start Provided entries

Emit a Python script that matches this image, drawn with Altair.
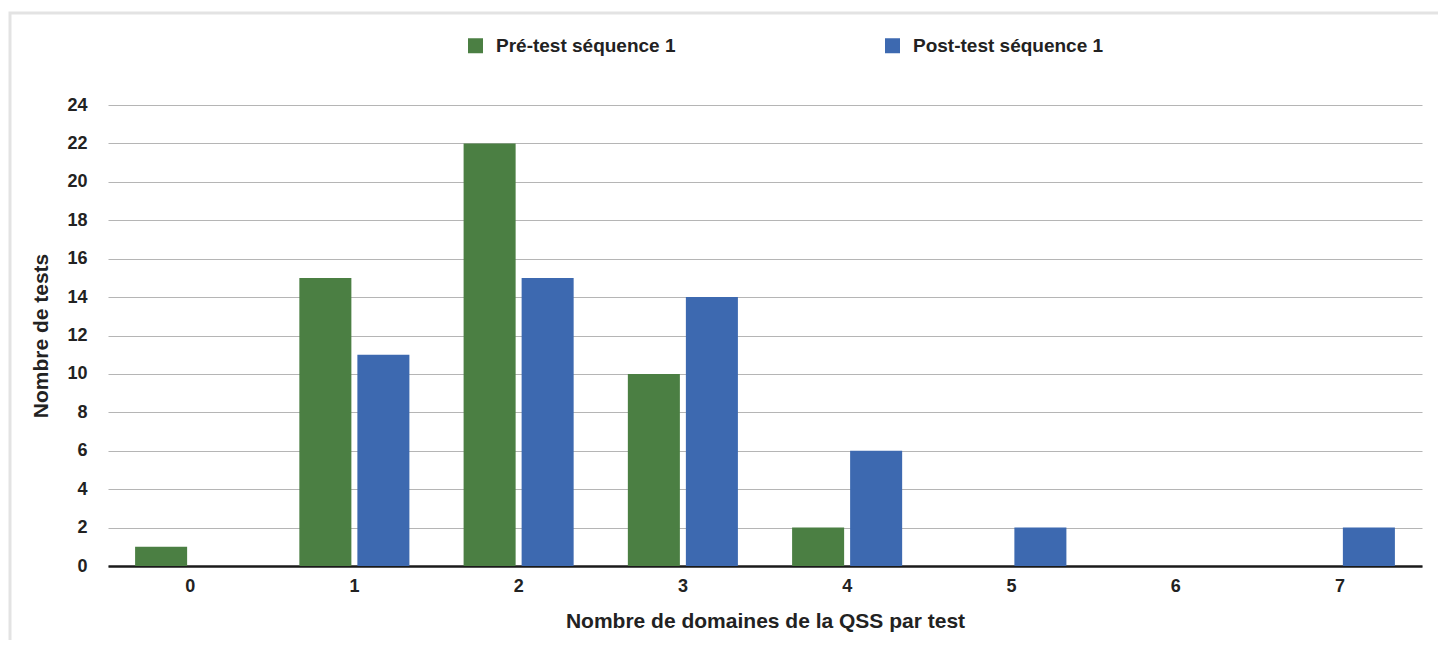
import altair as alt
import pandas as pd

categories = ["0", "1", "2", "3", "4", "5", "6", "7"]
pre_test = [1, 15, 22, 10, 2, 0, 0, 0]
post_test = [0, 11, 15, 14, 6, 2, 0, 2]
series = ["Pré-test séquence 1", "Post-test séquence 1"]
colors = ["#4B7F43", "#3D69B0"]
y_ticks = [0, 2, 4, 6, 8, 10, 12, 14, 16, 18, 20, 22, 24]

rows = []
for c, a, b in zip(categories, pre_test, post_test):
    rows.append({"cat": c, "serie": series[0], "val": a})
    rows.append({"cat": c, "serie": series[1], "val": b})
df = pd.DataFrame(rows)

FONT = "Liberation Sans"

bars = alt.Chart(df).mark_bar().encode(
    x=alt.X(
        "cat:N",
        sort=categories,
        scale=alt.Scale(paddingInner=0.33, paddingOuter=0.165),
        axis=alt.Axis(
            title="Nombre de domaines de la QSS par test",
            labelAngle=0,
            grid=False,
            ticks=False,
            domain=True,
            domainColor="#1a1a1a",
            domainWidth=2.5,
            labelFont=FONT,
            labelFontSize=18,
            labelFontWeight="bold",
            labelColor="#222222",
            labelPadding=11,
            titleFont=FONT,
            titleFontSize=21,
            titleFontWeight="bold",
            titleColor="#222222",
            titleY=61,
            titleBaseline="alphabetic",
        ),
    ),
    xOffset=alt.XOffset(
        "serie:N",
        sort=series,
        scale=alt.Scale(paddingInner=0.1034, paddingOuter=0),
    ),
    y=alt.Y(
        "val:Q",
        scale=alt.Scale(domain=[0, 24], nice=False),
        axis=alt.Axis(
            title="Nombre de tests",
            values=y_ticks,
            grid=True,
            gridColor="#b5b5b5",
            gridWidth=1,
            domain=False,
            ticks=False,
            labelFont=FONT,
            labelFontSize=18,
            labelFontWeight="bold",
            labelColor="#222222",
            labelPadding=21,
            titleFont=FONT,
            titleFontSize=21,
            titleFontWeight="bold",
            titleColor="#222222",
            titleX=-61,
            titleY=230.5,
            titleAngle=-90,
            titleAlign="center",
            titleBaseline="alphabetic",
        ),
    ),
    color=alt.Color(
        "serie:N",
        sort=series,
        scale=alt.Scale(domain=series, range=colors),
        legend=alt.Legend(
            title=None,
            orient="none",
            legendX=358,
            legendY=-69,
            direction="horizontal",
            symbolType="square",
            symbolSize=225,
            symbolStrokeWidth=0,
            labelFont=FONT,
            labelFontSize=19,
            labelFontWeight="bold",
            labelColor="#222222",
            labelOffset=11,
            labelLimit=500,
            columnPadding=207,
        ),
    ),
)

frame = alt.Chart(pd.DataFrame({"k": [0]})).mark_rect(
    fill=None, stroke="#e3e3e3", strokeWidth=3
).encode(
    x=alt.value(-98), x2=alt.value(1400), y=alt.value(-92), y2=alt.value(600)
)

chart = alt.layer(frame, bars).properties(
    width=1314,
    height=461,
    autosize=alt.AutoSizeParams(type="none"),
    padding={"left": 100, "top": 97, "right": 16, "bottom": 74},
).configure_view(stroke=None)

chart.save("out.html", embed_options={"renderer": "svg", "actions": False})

end Provided entries
start Provided entries

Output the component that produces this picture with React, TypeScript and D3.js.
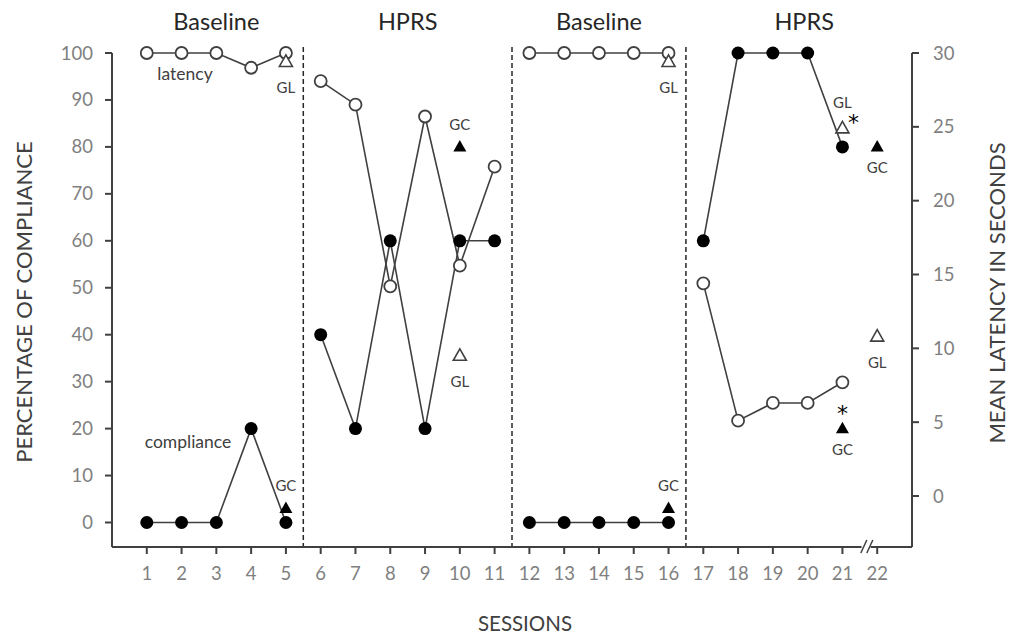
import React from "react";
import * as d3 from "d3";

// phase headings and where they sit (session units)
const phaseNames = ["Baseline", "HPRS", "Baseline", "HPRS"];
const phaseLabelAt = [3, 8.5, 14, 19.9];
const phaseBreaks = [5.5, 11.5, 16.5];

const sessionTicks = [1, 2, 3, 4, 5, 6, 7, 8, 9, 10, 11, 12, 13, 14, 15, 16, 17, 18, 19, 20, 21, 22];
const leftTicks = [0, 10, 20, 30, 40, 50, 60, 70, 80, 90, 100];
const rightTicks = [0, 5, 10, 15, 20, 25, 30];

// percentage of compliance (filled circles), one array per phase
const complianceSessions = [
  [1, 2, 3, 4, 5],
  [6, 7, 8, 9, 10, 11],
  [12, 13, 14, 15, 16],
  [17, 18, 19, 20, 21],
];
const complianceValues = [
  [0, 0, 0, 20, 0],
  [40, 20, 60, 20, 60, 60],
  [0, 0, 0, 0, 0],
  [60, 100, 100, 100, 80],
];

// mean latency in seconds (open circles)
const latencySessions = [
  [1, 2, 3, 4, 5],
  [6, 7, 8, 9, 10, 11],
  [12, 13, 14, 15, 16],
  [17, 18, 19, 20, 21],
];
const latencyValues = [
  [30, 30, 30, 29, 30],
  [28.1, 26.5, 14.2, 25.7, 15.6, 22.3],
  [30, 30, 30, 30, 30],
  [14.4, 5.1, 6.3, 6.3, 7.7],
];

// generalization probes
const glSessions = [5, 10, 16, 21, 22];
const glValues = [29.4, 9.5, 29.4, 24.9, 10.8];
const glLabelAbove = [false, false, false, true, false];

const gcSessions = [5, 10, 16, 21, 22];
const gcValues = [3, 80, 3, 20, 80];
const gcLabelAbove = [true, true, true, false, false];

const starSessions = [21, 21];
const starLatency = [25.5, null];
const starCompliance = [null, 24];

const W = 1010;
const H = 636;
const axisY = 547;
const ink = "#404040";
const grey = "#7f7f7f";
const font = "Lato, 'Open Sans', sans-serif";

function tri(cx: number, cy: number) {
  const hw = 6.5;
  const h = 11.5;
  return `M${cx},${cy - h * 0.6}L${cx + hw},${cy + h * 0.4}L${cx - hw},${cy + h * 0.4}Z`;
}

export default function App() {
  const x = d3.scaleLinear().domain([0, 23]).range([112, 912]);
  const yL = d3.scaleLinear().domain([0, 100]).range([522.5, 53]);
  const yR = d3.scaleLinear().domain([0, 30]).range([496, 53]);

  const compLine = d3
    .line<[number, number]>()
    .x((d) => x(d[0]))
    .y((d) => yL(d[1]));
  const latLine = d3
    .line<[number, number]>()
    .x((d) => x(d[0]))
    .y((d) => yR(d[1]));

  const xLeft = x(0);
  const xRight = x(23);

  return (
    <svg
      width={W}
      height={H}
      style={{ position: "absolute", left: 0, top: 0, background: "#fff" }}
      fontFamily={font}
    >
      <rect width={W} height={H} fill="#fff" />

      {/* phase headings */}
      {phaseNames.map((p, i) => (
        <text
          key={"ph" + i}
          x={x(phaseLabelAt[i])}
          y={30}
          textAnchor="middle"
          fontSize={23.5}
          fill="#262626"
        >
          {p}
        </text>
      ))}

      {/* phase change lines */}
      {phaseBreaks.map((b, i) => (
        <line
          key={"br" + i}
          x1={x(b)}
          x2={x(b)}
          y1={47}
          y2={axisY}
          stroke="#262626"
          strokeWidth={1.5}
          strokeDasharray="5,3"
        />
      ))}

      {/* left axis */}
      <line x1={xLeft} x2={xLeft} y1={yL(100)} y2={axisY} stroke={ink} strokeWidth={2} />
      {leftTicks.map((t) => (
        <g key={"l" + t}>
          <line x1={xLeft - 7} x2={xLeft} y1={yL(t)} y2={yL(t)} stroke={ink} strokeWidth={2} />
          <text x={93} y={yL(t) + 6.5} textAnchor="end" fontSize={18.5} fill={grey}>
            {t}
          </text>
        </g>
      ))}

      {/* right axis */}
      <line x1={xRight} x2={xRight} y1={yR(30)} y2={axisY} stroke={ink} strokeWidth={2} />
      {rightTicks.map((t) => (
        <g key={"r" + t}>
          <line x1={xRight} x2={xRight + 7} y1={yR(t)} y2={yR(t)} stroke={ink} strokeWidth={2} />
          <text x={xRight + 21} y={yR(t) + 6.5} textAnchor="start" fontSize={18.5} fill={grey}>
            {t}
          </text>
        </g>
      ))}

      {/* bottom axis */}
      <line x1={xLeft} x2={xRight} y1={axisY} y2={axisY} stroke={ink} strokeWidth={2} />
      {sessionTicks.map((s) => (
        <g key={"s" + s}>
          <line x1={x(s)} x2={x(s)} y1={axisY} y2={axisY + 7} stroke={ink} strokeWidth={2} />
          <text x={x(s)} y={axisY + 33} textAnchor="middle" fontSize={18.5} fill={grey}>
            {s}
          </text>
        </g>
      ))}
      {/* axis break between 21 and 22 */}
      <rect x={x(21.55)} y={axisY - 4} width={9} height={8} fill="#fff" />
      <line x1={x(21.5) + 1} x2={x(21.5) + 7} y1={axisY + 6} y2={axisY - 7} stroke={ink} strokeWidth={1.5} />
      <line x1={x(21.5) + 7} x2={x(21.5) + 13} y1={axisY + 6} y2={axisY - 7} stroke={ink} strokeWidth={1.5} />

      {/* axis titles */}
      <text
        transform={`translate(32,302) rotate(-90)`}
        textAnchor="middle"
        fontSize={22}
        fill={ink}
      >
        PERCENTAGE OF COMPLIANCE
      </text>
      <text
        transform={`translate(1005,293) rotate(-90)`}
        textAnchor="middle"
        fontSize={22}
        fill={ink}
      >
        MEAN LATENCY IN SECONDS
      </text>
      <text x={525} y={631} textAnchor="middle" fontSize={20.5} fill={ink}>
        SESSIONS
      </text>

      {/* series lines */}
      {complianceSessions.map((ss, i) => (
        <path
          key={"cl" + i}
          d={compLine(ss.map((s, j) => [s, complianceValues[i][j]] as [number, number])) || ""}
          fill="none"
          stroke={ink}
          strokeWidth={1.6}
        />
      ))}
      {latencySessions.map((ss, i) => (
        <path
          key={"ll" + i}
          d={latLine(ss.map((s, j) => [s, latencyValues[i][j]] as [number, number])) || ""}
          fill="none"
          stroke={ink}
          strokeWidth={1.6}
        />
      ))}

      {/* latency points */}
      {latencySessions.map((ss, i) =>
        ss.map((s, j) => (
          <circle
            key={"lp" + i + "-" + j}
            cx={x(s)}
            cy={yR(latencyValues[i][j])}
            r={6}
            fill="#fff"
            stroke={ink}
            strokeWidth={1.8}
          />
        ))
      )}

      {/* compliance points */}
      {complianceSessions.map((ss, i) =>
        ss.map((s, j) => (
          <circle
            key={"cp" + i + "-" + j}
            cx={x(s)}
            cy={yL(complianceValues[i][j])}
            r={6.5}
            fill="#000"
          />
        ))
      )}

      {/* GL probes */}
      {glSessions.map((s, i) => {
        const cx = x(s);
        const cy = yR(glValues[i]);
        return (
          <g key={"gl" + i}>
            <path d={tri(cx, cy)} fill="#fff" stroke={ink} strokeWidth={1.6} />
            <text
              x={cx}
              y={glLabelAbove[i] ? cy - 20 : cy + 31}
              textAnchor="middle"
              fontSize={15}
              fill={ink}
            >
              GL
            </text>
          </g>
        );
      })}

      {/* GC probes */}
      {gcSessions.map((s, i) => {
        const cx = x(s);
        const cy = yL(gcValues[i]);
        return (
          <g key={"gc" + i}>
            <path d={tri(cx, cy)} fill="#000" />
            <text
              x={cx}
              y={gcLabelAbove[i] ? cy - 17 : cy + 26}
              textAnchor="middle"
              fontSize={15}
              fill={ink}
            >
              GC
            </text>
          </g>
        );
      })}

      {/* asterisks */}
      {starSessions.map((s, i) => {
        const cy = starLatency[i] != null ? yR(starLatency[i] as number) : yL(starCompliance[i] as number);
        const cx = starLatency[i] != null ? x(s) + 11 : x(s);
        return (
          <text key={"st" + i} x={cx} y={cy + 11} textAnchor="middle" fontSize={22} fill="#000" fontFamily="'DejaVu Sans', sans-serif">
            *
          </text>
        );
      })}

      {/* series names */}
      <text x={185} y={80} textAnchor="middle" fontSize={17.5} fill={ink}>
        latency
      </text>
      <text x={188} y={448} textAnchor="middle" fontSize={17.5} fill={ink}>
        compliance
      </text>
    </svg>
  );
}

end Provided entries

**What is needed**: Write out the lines from the one containing "Output the component" down to the one containing "const rightTicks = [0, 5, 10, 15, 20, 25, 30];", both included, exactly as they appear. Leave out any pictures.

**Answer to the task**:
Output the component that produces this picture with React, TypeScript and D3.js.
import React from "react";
import * as d3 from "d3";

// phase headings and where they sit (session units)
const phaseNames = ["Baseline", "HPRS", "Baseline", "HPRS"];
const phaseLabelAt = [3, 8.5, 14, 19.9];
const phaseBreaks = [5.5, 11.5, 16.5];

const sessionTicks = [1, 2, 3, 4, 5, 6, 7, 8, 9, 10, 11, 12, 13, 14, 15, 16, 17, 18, 19, 20, 21, 22];
const leftTicks = [0, 10, 20, 30, 40, 50, 60, 70, 80, 90, 100];
const rightTicks = [0, 5, 10, 15, 20, 25, 30];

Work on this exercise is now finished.